The present invention provides polyols that are obtainable by a simple process. The invention further provides the process itself and also the use of the polyols according to the invention in the production of polyurethane materials.
Polyols suitable for the production of polyurethane materials such as flexible or rigid foams or solid materials such as elastomers are generally obtained by polymerisation of suitable alkylene oxides on polyfunctional starter compounds, that is to say starter compounds containing a plurality of Zerewitinoff-active hydrogen atoms. A very wide variety of processes has long been known for carrying out such polymerisation reactions, some of which processes complement one another:
On the one hand, the base-catalysed addition of alkylene oxides to starter compounds having Zerewitinoff-active hydrogen atoms is important on a large scale; on the other hand, the use of double metal cyanide compounds (“DMC catalysts”) for carrying out this reaction is becoming increasingly important. With the use of highly active DMC catalysts, which are described, for example, in U.S. Pat. No. 5,470,813, EP-A 700 949, EP-A 743 093, EP-A 761 708, WO 97/40086, WO 98/16310 and WO 00/47649, it is possible to prepare polyether polyols with very low catalyst concentrations (25 ppm or less), so that it is no longer necessary to separate the catalyst from the finished product.

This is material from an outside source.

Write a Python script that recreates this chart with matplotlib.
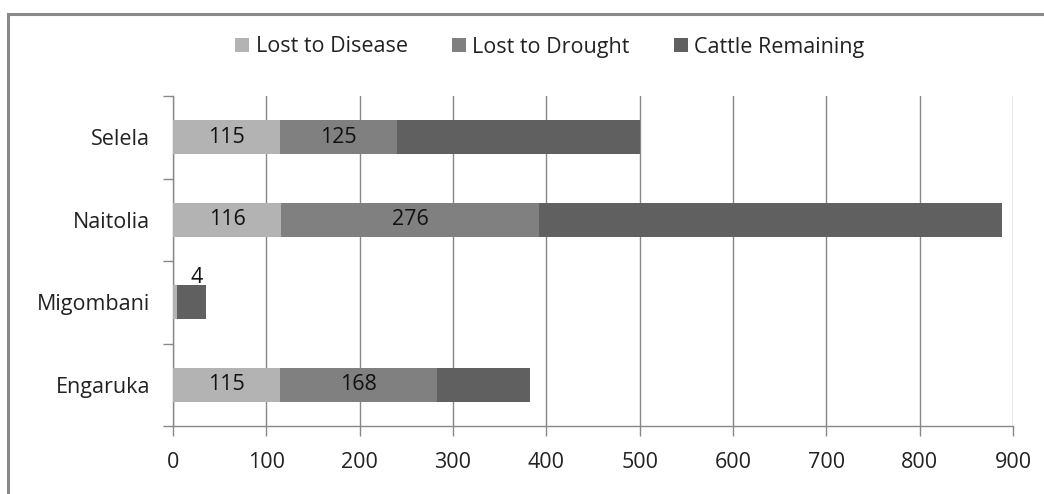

However, such catalysts are not suitable for the preparation of short-chained polyols or of polyols based on amino-group-containing starters. The basic catalysts which have long been known, for example those based on alkali metal hydroxides, permit the problem-free preparation of short-chained polyols and/or of polyols based on amino-group-containing starters, but the catalyst must generally be removed from the crude alkaline polymer by means of a separate working-up step. In the case of the preparation of amino-group-containing polyols in particular, yellow to yellowish-brown coloured products are frequently obtained; coloured starting materials are undesirable for certain applications, for example in the case of lacquers and coatings. The (Lewis) acid-catalysed addition of alkylene oxides to suitable starter compounds is of lesser importance.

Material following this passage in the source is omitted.